= Source material =
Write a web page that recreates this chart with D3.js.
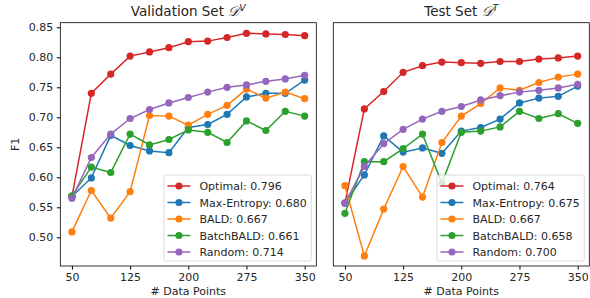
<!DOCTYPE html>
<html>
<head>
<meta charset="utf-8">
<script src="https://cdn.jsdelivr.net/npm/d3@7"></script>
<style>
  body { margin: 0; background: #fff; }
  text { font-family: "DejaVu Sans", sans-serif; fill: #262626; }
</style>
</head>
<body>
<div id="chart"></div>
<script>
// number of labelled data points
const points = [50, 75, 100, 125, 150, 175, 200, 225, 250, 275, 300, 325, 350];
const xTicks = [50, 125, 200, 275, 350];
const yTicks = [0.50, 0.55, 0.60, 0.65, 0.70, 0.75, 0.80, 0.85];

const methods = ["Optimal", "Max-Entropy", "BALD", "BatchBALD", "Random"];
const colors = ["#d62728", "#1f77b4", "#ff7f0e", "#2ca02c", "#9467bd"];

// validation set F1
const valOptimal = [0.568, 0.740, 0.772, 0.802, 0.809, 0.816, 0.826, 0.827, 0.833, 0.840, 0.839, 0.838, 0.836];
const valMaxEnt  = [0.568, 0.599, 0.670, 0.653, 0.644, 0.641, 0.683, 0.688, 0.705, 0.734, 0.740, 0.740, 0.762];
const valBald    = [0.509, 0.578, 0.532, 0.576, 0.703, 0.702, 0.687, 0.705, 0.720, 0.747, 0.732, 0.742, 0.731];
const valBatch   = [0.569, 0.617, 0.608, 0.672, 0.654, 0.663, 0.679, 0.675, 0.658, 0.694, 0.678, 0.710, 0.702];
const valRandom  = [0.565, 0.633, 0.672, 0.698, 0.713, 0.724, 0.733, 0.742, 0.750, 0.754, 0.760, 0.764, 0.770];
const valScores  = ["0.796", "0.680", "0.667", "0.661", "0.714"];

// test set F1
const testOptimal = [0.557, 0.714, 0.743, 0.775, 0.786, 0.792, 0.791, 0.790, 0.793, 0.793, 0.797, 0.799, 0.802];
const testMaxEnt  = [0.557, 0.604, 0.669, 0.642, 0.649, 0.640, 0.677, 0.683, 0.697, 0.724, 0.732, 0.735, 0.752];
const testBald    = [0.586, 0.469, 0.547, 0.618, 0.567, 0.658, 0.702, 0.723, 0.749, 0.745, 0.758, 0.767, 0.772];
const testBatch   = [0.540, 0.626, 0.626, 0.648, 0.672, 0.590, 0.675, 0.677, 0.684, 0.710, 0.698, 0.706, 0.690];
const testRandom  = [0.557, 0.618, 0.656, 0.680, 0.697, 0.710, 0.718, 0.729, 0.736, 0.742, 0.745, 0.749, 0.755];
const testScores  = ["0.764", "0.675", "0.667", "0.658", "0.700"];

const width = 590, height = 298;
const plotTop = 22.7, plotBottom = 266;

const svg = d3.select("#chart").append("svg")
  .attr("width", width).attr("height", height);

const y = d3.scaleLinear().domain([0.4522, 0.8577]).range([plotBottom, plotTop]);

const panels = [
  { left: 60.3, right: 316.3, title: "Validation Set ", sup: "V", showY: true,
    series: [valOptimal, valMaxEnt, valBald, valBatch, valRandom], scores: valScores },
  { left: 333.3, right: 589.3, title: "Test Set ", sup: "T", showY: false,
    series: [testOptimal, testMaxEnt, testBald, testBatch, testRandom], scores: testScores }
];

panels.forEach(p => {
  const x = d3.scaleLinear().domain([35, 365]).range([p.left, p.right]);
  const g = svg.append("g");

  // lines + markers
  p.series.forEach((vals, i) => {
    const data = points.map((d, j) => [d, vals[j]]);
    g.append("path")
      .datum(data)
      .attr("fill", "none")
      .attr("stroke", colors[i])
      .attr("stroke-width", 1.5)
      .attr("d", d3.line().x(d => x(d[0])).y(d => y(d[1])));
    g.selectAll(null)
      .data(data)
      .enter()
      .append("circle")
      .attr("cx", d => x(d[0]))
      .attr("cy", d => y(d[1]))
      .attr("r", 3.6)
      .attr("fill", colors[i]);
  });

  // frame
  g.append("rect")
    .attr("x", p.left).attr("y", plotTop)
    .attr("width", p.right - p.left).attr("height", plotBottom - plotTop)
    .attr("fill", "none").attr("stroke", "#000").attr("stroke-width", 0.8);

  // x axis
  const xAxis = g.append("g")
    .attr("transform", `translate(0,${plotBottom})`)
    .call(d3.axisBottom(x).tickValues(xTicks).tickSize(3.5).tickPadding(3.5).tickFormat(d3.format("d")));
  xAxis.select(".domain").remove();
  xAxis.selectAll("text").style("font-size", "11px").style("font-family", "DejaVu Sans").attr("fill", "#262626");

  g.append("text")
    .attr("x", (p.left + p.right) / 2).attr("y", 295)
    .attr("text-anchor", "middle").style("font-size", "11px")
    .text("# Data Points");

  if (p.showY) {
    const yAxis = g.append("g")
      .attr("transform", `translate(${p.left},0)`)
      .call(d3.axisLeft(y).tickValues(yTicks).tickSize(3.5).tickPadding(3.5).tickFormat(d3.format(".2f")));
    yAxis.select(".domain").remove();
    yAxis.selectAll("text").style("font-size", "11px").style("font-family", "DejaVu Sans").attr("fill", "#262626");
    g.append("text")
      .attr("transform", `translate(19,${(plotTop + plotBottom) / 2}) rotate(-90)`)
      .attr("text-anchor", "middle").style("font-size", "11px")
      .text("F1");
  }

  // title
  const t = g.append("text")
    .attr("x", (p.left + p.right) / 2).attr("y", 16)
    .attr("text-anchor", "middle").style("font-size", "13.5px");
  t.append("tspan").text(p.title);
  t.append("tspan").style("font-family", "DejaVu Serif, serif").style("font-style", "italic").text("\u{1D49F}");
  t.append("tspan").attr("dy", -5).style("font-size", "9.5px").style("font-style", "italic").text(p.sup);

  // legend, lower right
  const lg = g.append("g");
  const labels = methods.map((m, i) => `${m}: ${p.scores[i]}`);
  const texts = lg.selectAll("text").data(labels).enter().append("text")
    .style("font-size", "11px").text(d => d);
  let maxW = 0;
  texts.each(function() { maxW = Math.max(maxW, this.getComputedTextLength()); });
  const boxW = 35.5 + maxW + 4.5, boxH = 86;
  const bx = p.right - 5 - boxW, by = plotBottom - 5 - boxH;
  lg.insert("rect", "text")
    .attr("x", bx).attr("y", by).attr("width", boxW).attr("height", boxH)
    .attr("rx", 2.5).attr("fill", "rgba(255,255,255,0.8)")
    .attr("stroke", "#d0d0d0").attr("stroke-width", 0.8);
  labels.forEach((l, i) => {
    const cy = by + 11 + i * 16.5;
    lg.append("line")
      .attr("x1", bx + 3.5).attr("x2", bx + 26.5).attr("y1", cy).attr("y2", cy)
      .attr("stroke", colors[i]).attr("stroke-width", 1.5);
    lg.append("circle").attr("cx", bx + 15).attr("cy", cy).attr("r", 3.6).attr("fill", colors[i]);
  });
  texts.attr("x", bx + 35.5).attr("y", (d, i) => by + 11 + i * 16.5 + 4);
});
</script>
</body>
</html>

= Task details =
Scan the material and collect every line that contains "this".

= Complete response =
Write a web page that recreates this chart with D3.js.
  texts.each(function() { maxW = Math.max(maxW, this.getComputedTextLength()); });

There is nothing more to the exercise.